Kartikeya has a piece on attacking shots that currently features Faf out. And so far this year Faf is scoring almost two runs a ball on his attacking shots. The players who get to that mark are usually great hitters. We don't have his numbers for this throughout his entire career, but we know this isn't who he has been.

If you look at just his IPL work with true strike rate - which is my contextual measure to look at how fast or slow you score compared to normal players on those balls - he started. Until the last two years when his teams got a small bump.

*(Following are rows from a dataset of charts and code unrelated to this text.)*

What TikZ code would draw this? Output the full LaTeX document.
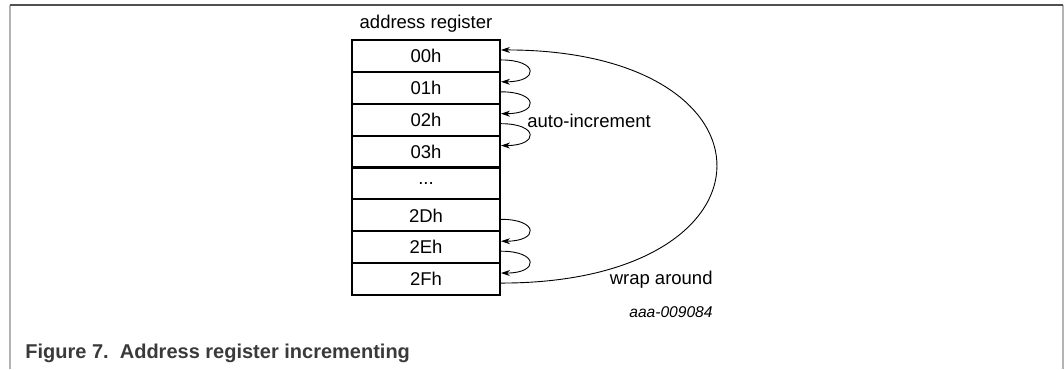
\documentclass[tikz,border=0pt]{standalone}
\usepackage{fontspec}
\setmainfont{Liberation Sans}
\usetikzlibrary{arrows.meta}
\definecolor{framedark}{HTML}{505050}
\definecolor{framelight}{HTML}{B4B4B4}
\definecolor{captiongray}{HTML}{3A3A3A}
\newcommand\mydots{...}
\tikzset{
  regrow/.style={draw, line width=1pt, minimum width=74pt, minimum height=15.94pt,
    inner sep=0pt, font=\fontsize{9.25}{11}\selectfont},
  lbl/.style={inner sep=0pt, font=\fontsize{9.25}{11}\selectfont},
  conn/.style={line width=0.45pt, -{Stealth[length=4.5pt,width=3pt]}},
}
\begin{document}
\begin{tikzpicture}[x=0.5pt,y=-0.5pt]
\useasboundingbox (0,0) rectangle (1064,369);
% frame
\draw[framelight, line width=0.8pt] (10,5) -- (10,369);
\draw[framelight, line width=0.8pt] (1063,5) -- (1063,369);
\draw[framedark, line width=1pt] (10,5) -- (1063,5);
% register
\node[lbl] (title) at (426,24) {address register};
\foreach \i/\t in {0/00h,1/01h,2/02h,3/03h,4/\mydots,5/2Dh,6/2Eh,7/2Fh}{
  \node[regrow] (r\i) at (426,{40+31.875*(\i+0.5)}) {\t};
}
% auto-increment arcs
\foreach \a/\b in {0/1,1/2,2/3,5/6,6/7}{
  \draw[conn] ([yshift=-2pt]r\a.east) .. controls +(19pt,0) and +(19pt,0) .. ([yshift=3pt]r\b.east);
}
% wrap around
\draw[conn] ([yshift=-2pt]r7.east) .. controls +(143.5pt,0) and +(143.5pt,0) .. ([yshift=3pt]r0.east);
\node[lbl, anchor=west] (auto) at (527,121) {auto-increment};
\node[lbl, anchor=east] (wrap) at (713,280) {wrap around};
\node[inner sep=0pt, anchor=east, font=\fontsize{7.8}{9}\selectfont\itshape] (id) at (713,312) {aaa-009084};
% caption
\node[inner sep=0pt, anchor=west, text=captiongray, font=\fontsize{10}{12}\selectfont\bfseries] (cap) at (25,353) {Figure 7.\ \ Address register incrementing};
\end{tikzpicture}
\end{document}
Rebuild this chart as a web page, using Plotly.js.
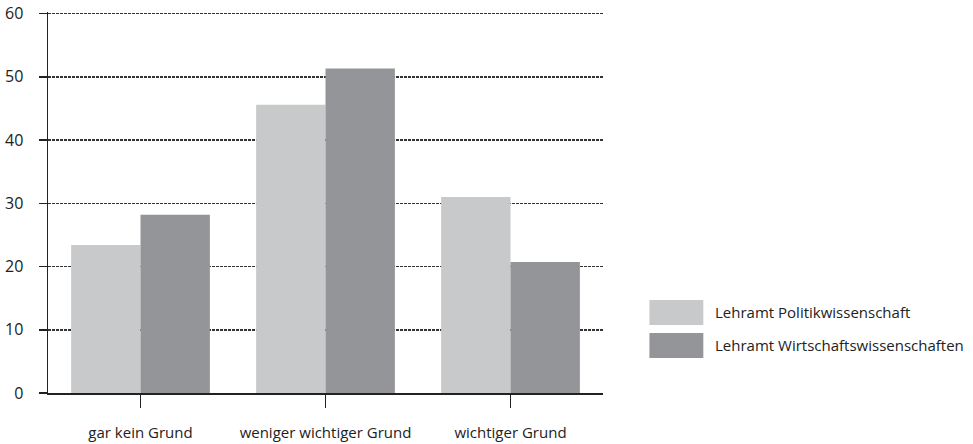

I wondered if he had just upped himself against spin, but you can see it's his record against pace that still sticks out. And this year so far, he's scoring off quicks like he's in the death, even if he isn't. I don't think he will ever be a hitter. He still gets stuck in too many innings, and he can't help but think like a batter.

But maybe he can, because if you go through his career you see he was an ineffectual middle-order player, a low-impact top-order player, and now one of the most consistent scorers in the game. Is it impossible he is now thinking he could flirt with being a high-impact opener as well?

Perhaps his play against spin will always hold that back.

But du Plessis has always been two things, incredibly fit, and a thorough professional. Someone who works on his game unbelievably hard. He will not go down as a great player in any format, or in the IPL. But he has pushed himself to find ways to help the team. It was leg spin and fielding once upon a time. Now it's slogging fast bowlers at the top.

The thing is with Faf that there is no one way to remember him. It could be him being an alpha, or the world's best fielder, or a Test player who could bat out draws, or the man who was sledged by a 12th man, or a captain who got the most out of his Test team, or an actor in AB de Villiers music video, or the anchor in the IPL. When you can do all those things, you provide constant value.

Faf du Plessis is probably never going to be the most valuable player, but he has worked his entire career just to add value everywhere. And he's still doing it at the age of 38.